In a Zoom event hosted by the UCLA Pilipino Alumni Association on Thursday, June 12, founding members of the CPS as well as AASC faculty gathered to share the long history behind the formation of the Pilipino Studies minor program and the importance of the class itself.

“Pilipino American Studies was really a pipe dream,” said Enrique de la Cruz, who served as assistant director of the AASC in the 1990s and was pivotal to the creation of the bachelor’s degree program in Asian American Studies. “It was really hard to imagine because there were a lot of questions on how it will work in an academic setting.”

But the campaign to expand the academic offerings for Asian studies and language classes took off with the help of vigorous campaigns in the 1990s and the aughts to also secure funds and lecturers for Vietnamese, Hindi and Thai languages as well.

Though it took almost three decades for the minor to come to fruition, the years that led to the program’s establishment were spent formulating curricula and garnering more support.

When the Asian American Studies Department (AASD) was established in 2004, professor Lucy Mae San Pablo Burns also joined with “a special emphasis on Pilipino American Studies and Performance Studies.”

San Pablo Burns was the first Pilipino American studies professor to meet with the AASD, and soon after professor Victor Bascara (current chair of the AASD) joined the department in 2007.

“The students and movement ebbed and flowed with spurts of energy and focus through the years,” De La Cruz-Viesca told the Asian Journal in an email. “The students worked with many faculty, staff, alumni and community supporters through the years.”

With the establishment of the Pilipino Studies Minor Program, De La Cruz-Viesca hopes that it will spur more cultural developments in the Los Angeles area dedicated to the Filipino American community.

She brought up the accomplishments of Japanese American students who’ve gone on to create community institutions like the Japanese American National Museum and non-profits in Little Tokyo, projects that began because of robust efforts from Japanese American students at UCLA and other local universities.

“The minor program really represents for Filipino students, who are still largely second-generation, a way to build our knowledge base and resources for the community,” De La Cruz-Viesca said.

Klarize Medenilla

Klarize Medenilla is a staff writer and reporter for the Asian Journal.
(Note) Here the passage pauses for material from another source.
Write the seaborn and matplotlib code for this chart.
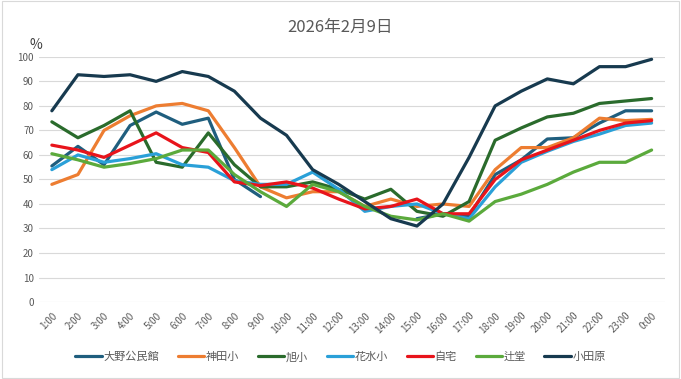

You can reach her at [email protected].

5 Comments
  1. I am a Filipina but have lived in the U.S. for most of my life. I Call myself a Filipina rather than a Pilipina, which I think would be more correct in more recent times because before I left the Philippines in 1957 it was correct to use the “f” spelling and so that is what seems more natural to me. The National language of the Philippines is primarily Tagalog, the language spoken in Manila and the surrounding areas. There is no “f” sound in Tagalog, therefore “Pilipino” rather than “Filipino” is now used to reflect the realities of the language. Using the “f” spelling and sound is a throw-back to colonial Spanish times and most probably the American occupation. More than likely there is no “f” sound in the other Pilipino languages. I should take a course in the new Pilipino Studies at UCLA to learn more. Best wishes to the faculty and students in this division. [email protected]

  2. The letter “f” or the “f” sound does not appear in the Pilipino language unless it was a foreign word that was adopted into the language. The actual name of the country which Americans call the Philippines is actually called Las Pilipinas in the native tongue. I did not learn this until I took the Pilipino Experience in America class when it was first offered at UCLA in the mid-80’s under visiting Professor Tuyay who would take the train from San Diego to teach the class. How I loved that class and the heated discussions it generated amongst my fellow Pilipino-American activist classmates. Even though Americans have accepted the spelling: Filipino, filipino and even philippino, out of pride for my parents’ native country, I’ve switched to the spelling Pilipino–thus refusing to turn it into the “f” word since, as I said before, the letter “f” or the “f” sound does not appear in the native language. As a good example of this, there is a joke that circulates among Pilipinos that only Pilipinos can use the word “Paul” (or “pall”) 4 times in the same sentence: “Oy, Paul! Be care-pall! You might pall in the swimming pall!” As an aside, the country’s name, The Philippines, came from naming the country after King Philip of Spain. As this was a symbol of Spanish colonialism, there was a movement in the Philippines to change the name of the country. Their early efforts came up with hilarious names when people familiar with the various Philippine dialects translated some of these names and discovered that some of these suggested names had other connotations in other dialects. After that, I guess the movement died.